### INSTRUCTION
The data below must be copied in full and without any change.

### SUPPLIED INFORMATION
================================

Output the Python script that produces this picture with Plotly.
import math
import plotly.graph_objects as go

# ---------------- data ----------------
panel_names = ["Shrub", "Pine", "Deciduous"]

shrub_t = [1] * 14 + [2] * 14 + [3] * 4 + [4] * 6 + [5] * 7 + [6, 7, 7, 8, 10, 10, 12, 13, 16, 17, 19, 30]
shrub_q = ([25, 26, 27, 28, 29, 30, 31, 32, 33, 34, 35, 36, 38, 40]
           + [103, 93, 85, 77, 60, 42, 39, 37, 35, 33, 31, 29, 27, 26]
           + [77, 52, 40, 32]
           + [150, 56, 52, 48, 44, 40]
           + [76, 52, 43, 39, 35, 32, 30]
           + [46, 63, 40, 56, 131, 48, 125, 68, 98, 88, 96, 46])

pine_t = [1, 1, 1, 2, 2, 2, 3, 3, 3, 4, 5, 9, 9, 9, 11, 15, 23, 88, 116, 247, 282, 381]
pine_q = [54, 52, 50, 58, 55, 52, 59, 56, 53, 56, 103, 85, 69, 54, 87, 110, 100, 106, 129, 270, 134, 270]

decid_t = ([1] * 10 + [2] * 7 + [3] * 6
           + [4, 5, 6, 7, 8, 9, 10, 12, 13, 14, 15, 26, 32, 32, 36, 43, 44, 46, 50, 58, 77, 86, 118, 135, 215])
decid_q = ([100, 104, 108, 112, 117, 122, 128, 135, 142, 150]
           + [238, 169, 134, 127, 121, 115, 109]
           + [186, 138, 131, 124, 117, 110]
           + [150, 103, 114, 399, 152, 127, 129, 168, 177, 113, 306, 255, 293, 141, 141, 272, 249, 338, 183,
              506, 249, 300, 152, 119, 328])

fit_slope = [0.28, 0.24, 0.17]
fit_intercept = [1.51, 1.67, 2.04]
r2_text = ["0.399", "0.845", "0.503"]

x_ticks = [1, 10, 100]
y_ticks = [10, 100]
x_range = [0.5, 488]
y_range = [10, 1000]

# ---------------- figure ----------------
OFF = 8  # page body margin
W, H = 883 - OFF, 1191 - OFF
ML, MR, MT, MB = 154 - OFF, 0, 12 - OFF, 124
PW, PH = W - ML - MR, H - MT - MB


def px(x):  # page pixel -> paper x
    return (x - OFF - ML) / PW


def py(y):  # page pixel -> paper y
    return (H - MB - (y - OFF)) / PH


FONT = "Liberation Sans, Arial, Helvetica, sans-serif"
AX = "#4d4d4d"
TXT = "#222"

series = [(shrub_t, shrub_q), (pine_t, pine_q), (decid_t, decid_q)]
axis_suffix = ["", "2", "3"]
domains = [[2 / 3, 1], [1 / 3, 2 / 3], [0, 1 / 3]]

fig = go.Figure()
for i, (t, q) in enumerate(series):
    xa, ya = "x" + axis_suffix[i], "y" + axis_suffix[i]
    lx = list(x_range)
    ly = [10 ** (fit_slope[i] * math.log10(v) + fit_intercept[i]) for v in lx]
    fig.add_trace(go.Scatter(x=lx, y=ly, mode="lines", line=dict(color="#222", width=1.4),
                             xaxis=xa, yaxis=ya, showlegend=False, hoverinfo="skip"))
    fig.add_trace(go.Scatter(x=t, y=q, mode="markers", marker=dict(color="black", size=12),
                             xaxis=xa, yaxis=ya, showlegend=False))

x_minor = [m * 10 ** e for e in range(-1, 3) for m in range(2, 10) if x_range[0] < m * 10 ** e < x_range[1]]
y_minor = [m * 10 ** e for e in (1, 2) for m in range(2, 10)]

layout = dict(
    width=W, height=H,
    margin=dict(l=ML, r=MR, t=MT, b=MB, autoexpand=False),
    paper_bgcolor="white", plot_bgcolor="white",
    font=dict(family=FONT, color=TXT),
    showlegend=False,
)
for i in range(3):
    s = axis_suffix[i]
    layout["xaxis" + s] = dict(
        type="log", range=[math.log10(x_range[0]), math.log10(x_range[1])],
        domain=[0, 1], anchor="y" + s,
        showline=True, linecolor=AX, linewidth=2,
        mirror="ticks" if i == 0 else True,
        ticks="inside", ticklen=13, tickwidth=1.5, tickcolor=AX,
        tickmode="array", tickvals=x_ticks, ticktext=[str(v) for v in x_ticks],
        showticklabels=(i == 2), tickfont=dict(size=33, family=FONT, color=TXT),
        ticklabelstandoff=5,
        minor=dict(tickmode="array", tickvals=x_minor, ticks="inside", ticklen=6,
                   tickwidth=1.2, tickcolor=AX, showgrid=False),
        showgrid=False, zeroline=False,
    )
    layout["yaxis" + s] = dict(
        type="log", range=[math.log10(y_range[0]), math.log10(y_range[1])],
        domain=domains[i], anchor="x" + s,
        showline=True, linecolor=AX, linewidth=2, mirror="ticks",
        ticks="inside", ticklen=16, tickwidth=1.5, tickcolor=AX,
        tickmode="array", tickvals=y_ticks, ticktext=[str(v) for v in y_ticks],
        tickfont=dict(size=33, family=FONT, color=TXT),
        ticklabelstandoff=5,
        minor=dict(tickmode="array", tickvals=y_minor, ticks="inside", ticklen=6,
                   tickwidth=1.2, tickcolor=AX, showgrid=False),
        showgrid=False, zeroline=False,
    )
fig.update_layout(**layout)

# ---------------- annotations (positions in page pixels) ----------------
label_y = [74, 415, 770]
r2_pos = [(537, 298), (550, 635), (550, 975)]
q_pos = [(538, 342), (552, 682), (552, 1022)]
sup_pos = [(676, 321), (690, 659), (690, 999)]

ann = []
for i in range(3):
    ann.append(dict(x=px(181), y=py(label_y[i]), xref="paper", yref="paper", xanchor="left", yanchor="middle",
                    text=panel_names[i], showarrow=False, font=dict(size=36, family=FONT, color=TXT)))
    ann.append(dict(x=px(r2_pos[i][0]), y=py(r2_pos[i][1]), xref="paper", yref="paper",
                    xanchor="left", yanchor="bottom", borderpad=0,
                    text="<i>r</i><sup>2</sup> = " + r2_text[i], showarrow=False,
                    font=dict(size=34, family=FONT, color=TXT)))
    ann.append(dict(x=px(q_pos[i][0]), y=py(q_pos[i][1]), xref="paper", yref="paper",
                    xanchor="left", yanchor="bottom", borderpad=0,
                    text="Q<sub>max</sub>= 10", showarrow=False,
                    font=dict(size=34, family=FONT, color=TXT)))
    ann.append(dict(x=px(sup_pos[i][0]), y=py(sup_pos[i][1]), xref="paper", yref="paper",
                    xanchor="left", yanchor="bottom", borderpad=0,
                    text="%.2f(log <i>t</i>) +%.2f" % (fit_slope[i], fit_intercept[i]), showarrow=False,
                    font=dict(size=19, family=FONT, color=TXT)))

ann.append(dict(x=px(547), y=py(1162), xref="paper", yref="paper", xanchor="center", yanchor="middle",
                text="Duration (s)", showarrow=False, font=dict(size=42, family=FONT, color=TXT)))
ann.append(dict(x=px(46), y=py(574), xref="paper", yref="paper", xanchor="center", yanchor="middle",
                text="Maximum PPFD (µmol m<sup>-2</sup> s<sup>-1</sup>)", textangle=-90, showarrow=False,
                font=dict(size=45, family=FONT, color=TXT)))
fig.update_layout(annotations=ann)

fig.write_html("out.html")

================================

### RESPONSE BELOW
Output the Python script that produces this picture with Plotly.
import math
import plotly.graph_objects as go

# ---------------- data ----------------
panel_names = ["Shrub", "Pine", "Deciduous"]

shrub_t = [1] * 14 + [2] * 14 + [3] * 4 + [4] * 6 + [5] * 7 + [6, 7, 7, 8, 10, 10, 12, 13, 16, 17, 19, 30]
shrub_q = ([25, 26, 27, 28, 29, 30, 31, 32, 33, 34, 35, 36, 38, 40]
           + [103, 93, 85, 77, 60, 42, 39, 37, 35, 33, 31, 29, 27, 26]
           + [77, 52, 40, 32]
           + [150, 56, 52, 48, 44, 40]
           + [76, 52, 43, 39, 35, 32, 30]
           + [46, 63, 40, 56, 131, 48, 125, 68, 98, 88, 96, 46])

pine_t = [1, 1, 1, 2, 2, 2, 3, 3, 3, 4, 5, 9, 9, 9, 11, 15, 23, 88, 116, 247, 282, 381]
pine_q = [54, 52, 50, 58, 55, 52, 59, 56, 53, 56, 103, 85, 69, 54, 87, 110, 100, 106, 129, 270, 134, 270]

decid_t = ([1] * 10 + [2] * 7 + [3] * 6
           + [4, 5, 6, 7, 8, 9, 10, 12, 13, 14, 15, 26, 32, 32, 36, 43, 44, 46, 50, 58, 77, 86, 118, 135, 215])
decid_q = ([100, 104, 108, 112, 117, 122, 128, 135, 142, 150]
           + [238, 169, 134, 127, 121, 115, 109]
           + [186, 138, 131, 124, 117, 110]
           + [150, 103, 114, 399, 152, 127, 129, 168, 177, 113, 306, 255, 293, 141, 141, 272, 249, 338, 183,
              506, 249, 300, 152, 119, 328])

fit_slope = [0.28, 0.24, 0.17]
fit_intercept = [1.51, 1.67, 2.04]
r2_text = ["0.399", "0.845", "0.503"]

x_ticks = [1, 10, 100]
y_ticks = [10, 100]
x_range = [0.5, 488]
y_range = [10, 1000]

# ---------------- figure ----------------
OFF = 8  # page body margin
W, H = 883 - OFF, 1191 - OFF
ML, MR, MT, MB = 154 - OFF, 0, 12 - OFF, 124
PW, PH = W - ML - MR, H - MT - MB


def px(x):  # page pixel -> paper x
    return (x - OFF - ML) / PW


def py(y):  # page pixel -> paper y
    return (H - MB - (y - OFF)) / PH


FONT = "Liberation Sans, Arial, Helvetica, sans-serif"
AX = "#4d4d4d"
TXT = "#222"

series = [(shrub_t, shrub_q), (pine_t, pine_q), (decid_t, decid_q)]
axis_suffix = ["", "2", "3"]
domains = [[2 / 3, 1], [1 / 3, 2 / 3], [0, 1 / 3]]

fig = go.Figure()
for i, (t, q) in enumerate(series):
    xa, ya = "x" + axis_suffix[i], "y" + axis_suffix[i]
    lx = list(x_range)
    ly = [10 ** (fit_slope[i] * math.log10(v) + fit_intercept[i]) for v in lx]
    fig.add_trace(go.Scatter(x=lx, y=ly, mode="lines", line=dict(color="#222", width=1.4),
                             xaxis=xa, yaxis=ya, showlegend=False, hoverinfo="skip"))
    fig.add_trace(go.Scatter(x=t, y=q, mode="markers", marker=dict(color="black", size=12),
                             xaxis=xa, yaxis=ya, showlegend=False))

x_minor = [m * 10 ** e for e in range(-1, 3) for m in range(2, 10) if x_range[0] < m * 10 ** e < x_range[1]]
y_minor = [m * 10 ** e for e in (1, 2) for m in range(2, 10)]

layout = dict(
    width=W, height=H,
    margin=dict(l=ML, r=MR, t=MT, b=MB, autoexpand=False),
    paper_bgcolor="white", plot_bgcolor="white",
    font=dict(family=FONT, color=TXT),
    showlegend=False,
)
for i in range(3):
    s = axis_suffix[i]
    layout["xaxis" + s] = dict(
        type="log", range=[math.log10(x_range[0]), math.log10(x_range[1])],
        domain=[0, 1], anchor="y" + s,
        showline=True, linecolor=AX, linewidth=2,
        mirror="ticks" if i == 0 else True,
        ticks="inside", ticklen=13, tickwidth=1.5, tickcolor=AX,
        tickmode="array", tickvals=x_ticks, ticktext=[str(v) for v in x_ticks],
        showticklabels=(i == 2), tickfont=dict(size=33, family=FONT, color=TXT),
        ticklabelstandoff=5,
        minor=dict(tickmode="array", tickvals=x_minor, ticks="inside", ticklen=6,
                   tickwidth=1.2, tickcolor=AX, showgrid=False),
        showgrid=False, zeroline=False,
    )
    layout["yaxis" + s] = dict(
        type="log", range=[math.log10(y_range[0]), math.log10(y_range[1])],
        domain=domains[i], anchor="x" + s,
        showline=True, linecolor=AX, linewidth=2, mirror="ticks",
        ticks="inside", ticklen=16, tickwidth=1.5, tickcolor=AX,
        tickmode="array", tickvals=y_ticks, ticktext=[str(v) for v in y_ticks],
        tickfont=dict(size=33, family=FONT, color=TXT),
        ticklabelstandoff=5,
        minor=dict(tickmode="array", tickvals=y_minor, ticks="inside", ticklen=6,
                   tickwidth=1.2, tickcolor=AX, showgrid=False),
        showgrid=False, zeroline=False,
    )
fig.update_layout(**layout)

# ---------------- annotations (positions in page pixels) ----------------
label_y = [74, 415, 770]
r2_pos = [(537, 298), (550, 635), (550, 975)]
q_pos = [(538, 342), (552, 682), (552, 1022)]
sup_pos = [(676, 321), (690, 659), (690, 999)]

ann = []
for i in range(3):
    ann.append(dict(x=px(181), y=py(label_y[i]), xref="paper", yref="paper", xanchor="left", yanchor="middle",
                    text=panel_names[i], showarrow=False, font=dict(size=36, family=FONT, color=TXT)))
    ann.append(dict(x=px(r2_pos[i][0]), y=py(r2_pos[i][1]), xref="paper", yref="paper",
                    xanchor="left", yanchor="bottom", borderpad=0,
                    text="<i>r</i><sup>2</sup> = " + r2_text[i], showarrow=False,
                    font=dict(size=34, family=FONT, color=TXT)))
    ann.append(dict(x=px(q_pos[i][0]), y=py(q_pos[i][1]), xref="paper", yref="paper",
                    xanchor="left", yanchor="bottom", borderpad=0,
                    text="Q<sub>max</sub>= 10", showarrow=False,
                    font=dict(size=34, family=FONT, color=TXT)))
    ann.append(dict(x=px(sup_pos[i][0]), y=py(sup_pos[i][1]), xref="paper", yref="paper",
                    xanchor="left", yanchor="bottom", borderpad=0,
                    text="%.2f(log <i>t</i>) +%.2f" % (fit_slope[i], fit_intercept[i]), showarrow=False,
                    font=dict(size=19, family=FONT, color=TXT)))

ann.append(dict(x=px(547), y=py(1162), xref="paper", yref="paper", xanchor="center", yanchor="middle",
                text="Duration (s)", showarrow=False, font=dict(size=42, family=FONT, color=TXT)))
ann.append(dict(x=px(46), y=py(574), xref="paper", yref="paper", xanchor="center", yanchor="middle",
                text="Maximum PPFD (µmol m<sup>-2</sup> s<sup>-1</sup>)", textangle=-90, showarrow=False,
                font=dict(size=45, family=FONT, color=TXT)))
fig.update_layout(annotations=ann)

fig.write_html("out.html")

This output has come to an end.